Diese Gefühle diktieren den Linken ihre Realität. Sie diktieren auch, wie Begrifflichkeiten eingesetzt werden. „Apartheid” und „Genozid” wird schneller gerufen als „Das Essen ist fertig!“. Aber Okkupation und Apartheid sind nicht das Gleiche, auch wenn man beides ablehnen muss. Wenn die Linke „Apartheid!” schreit, negiert sie damit obendrein die Erfahrungen von zwei Millionen israelischen Araber:innen und Palästinenser:innen, die als Staatsbürger:innen in Israel leben, und lässt diese nicht zum tatsächlichen Rassismus in Israel zu Wort kommen, den es auch dort zu kritisieren gilt. Auch sind zivile Tote in einem Krieg nicht dasselbe wie ein Genozid, selbst wenn manche verrückte israelische Politiker:innen grauenhaft genozidale Aussagen getätigt haben. Die ganze Diskussion um den Konflikt wäre weniger toxisch, wenn man nicht die bösesten Begriffe für die angeblich Bösen verwenden würde. Aber das würde sich vielleicht nicht richtig anfühlen. 

Die Lüge von der deutschen Volksgemeinschaft.

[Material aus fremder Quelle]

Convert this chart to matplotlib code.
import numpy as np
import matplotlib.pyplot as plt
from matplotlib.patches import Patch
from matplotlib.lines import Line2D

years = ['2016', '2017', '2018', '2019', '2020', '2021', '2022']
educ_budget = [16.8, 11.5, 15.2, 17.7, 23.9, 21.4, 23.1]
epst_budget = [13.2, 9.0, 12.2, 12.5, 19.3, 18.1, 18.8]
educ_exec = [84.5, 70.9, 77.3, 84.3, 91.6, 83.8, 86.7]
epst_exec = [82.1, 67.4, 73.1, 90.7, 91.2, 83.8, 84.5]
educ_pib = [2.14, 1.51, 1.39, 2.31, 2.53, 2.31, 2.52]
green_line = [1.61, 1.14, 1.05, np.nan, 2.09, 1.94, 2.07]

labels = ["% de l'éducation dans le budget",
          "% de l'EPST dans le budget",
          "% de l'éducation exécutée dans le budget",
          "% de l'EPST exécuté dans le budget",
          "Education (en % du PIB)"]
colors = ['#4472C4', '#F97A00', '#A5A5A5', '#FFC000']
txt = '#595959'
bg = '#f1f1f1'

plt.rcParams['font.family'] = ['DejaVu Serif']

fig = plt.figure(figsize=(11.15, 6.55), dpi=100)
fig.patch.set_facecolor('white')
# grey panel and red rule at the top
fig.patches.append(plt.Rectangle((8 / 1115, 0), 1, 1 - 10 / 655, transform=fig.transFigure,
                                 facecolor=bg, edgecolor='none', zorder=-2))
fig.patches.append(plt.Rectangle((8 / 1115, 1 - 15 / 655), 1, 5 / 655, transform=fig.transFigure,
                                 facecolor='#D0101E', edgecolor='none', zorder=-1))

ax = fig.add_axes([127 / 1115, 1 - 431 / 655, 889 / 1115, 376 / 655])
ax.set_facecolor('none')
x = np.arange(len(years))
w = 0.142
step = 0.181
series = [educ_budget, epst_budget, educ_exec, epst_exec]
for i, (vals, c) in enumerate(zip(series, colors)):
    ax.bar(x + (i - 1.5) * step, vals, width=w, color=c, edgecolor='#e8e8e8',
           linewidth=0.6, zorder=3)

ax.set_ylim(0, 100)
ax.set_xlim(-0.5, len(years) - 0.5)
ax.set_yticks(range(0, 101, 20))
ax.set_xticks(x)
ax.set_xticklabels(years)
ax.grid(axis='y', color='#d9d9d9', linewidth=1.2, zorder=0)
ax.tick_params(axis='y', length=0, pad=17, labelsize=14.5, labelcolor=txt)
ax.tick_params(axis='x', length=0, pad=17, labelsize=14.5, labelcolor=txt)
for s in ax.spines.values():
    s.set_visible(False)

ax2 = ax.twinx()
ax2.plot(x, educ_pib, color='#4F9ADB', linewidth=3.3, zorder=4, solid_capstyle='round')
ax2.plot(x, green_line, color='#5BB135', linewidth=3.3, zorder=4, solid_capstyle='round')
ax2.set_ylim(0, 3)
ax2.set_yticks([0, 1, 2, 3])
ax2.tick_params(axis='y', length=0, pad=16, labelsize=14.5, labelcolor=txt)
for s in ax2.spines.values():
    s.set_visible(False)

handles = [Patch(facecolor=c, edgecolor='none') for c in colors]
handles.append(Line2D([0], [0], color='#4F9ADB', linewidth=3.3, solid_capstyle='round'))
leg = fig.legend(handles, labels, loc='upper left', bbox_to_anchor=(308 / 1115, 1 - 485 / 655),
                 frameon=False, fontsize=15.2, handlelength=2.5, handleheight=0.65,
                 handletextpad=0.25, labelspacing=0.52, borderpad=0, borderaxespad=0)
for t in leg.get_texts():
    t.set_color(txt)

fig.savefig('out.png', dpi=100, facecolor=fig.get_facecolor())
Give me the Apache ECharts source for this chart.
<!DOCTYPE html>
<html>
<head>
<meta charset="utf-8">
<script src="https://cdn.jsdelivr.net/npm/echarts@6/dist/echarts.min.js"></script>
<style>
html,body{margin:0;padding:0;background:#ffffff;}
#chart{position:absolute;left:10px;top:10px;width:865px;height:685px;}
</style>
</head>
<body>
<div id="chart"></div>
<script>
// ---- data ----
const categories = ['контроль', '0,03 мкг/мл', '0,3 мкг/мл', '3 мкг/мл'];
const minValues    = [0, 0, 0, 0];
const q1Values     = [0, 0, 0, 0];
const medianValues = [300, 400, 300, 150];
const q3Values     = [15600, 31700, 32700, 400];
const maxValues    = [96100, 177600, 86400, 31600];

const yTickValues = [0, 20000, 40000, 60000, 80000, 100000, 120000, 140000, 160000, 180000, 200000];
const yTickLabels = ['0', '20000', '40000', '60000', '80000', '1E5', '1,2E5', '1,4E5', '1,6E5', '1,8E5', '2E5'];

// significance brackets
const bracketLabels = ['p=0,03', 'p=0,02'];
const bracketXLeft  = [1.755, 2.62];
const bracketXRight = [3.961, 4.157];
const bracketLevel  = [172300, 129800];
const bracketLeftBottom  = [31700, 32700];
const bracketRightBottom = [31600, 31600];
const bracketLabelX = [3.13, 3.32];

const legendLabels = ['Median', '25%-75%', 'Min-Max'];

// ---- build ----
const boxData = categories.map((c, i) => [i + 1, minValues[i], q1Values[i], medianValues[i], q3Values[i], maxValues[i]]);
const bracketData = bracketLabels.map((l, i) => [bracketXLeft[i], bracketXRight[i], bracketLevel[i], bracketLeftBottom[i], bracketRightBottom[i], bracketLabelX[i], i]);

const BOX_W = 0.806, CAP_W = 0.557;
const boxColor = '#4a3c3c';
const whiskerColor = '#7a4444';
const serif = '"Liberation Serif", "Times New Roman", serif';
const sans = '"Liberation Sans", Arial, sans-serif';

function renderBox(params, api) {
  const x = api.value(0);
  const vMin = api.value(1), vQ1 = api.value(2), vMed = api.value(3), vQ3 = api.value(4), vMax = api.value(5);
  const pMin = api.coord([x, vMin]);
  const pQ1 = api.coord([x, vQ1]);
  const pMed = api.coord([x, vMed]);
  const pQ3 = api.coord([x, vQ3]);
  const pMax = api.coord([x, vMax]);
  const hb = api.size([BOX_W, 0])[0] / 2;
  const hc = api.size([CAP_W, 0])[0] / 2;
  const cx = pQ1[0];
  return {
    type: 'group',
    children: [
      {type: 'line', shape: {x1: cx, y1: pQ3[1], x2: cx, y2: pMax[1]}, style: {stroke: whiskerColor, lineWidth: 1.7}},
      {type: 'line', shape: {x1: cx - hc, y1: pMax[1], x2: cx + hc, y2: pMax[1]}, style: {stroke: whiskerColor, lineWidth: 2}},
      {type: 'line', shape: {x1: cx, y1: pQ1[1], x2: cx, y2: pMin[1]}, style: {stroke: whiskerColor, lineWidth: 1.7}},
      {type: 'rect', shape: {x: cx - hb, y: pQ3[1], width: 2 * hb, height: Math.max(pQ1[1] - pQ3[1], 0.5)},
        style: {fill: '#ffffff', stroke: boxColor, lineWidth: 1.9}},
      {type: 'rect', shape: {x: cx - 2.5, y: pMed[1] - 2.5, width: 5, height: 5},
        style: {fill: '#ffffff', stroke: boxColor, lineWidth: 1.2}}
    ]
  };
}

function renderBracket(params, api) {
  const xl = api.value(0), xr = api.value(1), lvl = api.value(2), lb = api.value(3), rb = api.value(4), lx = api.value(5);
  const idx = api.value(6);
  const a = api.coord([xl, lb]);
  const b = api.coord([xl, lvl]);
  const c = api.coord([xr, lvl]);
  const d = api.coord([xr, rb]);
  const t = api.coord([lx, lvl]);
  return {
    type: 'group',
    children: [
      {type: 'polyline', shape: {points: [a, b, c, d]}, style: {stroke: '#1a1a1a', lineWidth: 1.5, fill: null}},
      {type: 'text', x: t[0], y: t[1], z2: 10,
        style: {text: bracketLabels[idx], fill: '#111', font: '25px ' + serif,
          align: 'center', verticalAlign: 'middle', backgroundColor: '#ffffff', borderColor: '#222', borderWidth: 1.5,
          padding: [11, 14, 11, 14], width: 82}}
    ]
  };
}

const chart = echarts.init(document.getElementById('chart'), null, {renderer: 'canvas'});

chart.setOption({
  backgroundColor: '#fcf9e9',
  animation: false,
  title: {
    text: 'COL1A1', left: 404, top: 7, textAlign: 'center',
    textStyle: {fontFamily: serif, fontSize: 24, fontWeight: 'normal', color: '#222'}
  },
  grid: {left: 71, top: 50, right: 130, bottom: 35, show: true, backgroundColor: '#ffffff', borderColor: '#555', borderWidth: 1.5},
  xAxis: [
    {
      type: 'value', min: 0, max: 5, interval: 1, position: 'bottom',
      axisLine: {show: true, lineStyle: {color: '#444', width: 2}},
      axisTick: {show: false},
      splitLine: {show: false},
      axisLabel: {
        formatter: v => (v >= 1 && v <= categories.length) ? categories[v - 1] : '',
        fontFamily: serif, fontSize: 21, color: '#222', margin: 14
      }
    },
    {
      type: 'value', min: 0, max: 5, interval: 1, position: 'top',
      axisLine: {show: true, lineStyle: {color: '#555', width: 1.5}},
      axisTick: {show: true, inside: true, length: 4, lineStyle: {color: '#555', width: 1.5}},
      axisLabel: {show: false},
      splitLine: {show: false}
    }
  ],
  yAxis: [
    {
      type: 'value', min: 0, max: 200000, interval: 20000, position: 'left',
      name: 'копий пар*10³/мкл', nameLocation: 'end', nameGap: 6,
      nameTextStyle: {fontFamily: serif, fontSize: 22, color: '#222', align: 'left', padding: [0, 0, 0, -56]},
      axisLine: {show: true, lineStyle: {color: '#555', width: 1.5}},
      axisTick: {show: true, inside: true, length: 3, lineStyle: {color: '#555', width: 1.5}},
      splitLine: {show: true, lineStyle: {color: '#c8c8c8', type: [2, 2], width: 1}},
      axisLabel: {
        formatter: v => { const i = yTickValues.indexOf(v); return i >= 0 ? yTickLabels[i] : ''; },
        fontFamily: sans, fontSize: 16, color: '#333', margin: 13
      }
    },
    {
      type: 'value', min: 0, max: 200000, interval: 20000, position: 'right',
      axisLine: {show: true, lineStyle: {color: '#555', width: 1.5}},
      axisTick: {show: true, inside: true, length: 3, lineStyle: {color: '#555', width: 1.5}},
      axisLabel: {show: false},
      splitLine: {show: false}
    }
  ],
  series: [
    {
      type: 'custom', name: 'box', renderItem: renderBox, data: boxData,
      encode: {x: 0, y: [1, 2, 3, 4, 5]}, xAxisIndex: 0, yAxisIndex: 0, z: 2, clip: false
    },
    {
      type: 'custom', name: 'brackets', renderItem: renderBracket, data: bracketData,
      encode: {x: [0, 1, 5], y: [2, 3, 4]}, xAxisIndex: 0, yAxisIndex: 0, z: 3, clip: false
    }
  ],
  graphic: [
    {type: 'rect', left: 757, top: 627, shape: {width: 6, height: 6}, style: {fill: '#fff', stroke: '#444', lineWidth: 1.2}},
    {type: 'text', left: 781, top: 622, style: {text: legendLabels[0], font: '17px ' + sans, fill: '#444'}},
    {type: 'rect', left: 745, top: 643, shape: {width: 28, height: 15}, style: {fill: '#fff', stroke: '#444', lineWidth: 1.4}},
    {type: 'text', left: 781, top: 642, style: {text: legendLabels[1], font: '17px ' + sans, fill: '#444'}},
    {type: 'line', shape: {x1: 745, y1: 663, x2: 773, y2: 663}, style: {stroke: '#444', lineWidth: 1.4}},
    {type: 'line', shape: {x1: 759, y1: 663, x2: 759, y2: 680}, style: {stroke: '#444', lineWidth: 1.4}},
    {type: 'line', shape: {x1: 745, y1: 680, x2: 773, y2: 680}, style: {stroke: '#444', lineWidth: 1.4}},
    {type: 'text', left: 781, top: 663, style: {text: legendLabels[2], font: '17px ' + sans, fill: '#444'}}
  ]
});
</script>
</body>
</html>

Mit verrückten K-Gruppen wie Der Funke sollte man nicht diskutieren. Wirklich nicht. Aber man kann diese Gruppe als Gegenstand einer Antisemitismusanalyse heranziehen. „Der Funke” veröffentlichte unlängst einen Artikel, der von der „Lüge der deutschen Volksgemeinschaft” sprach und behauptete, dass auf dieser Lüge die Solidarität mit Israel basiere. Es wurde argumentiert, dass die Arbeiter:innen sich gewehrt hätten und der Nationalsozialismus ein rein kapitalistisches Projekt gewesen sei und somit der Widerstand der Arbeiter:innen ignoriert werde. Ok, lieber Funke. Bitte schickt die Quellen zum omnipräsenten, proletarischen Widerstand an office@joeh.at. Keine Analyse der Welt kann diesen Artikel erklären. Vielleicht Psychose? Dieser Text geht Hand in Hand mit „Free Gaza from German guilt” und sogar noch einen Schritt weiter zu einem „Free the German left from German guilt”. Wenn die Linke einen Schlussstrich fordert, haben wir ein Problem. Ein Problem, das vor allem Jüdinnen und Juden zu spüren bekommen. Sie fordern ein abruptes Ende der Erinnerungskultur und wollen somit auch die Grenzen des Sagbaren verschieben, insbesondere in Bezug auf Israel. Durch diese Bagatellisierung und Relativierung der nationalsozialistischen Verbrechen soll es ihnen möglich sein, offen antisemitische Parolen gegen Israel skandieren zu können. Das haben sie am 27. Jänner bewiesen, als sie Israel mit der Gestapo, SA und SS  verglichen. Genau an dem Tag, der dem nationalsozialistischen Schrecken gedenkt. Ein Schrecken, der die Notwendigkeit Israels zementiert und untermauert. Sie wollen den toten Juden gedenken, aber nur dann, wenn sie sie dazu verwenden können, die lebendigen Juden zum Schweigen zu bringen. 

Es bleibt abzuwarten, ob es diesen Linken gelingen wird, sich selbst umzuerziehen. Es bleibt abzuwarten, ob sie Verantwortung für die getätigten Aussagen übernehmen werden. Vorerst ist klar: Jüdinnen und Juden sind in diesen linken Organisationen nicht willkommen. Nur wenn sie sich klar vom Zionismus distanzieren und sich dazu benutzen lassen, als Tokens gegen zionistische Organisationen zu schießen. Der Mainstream des Zionismus war übrigens sozialistisch geprägt. Gute Nacht.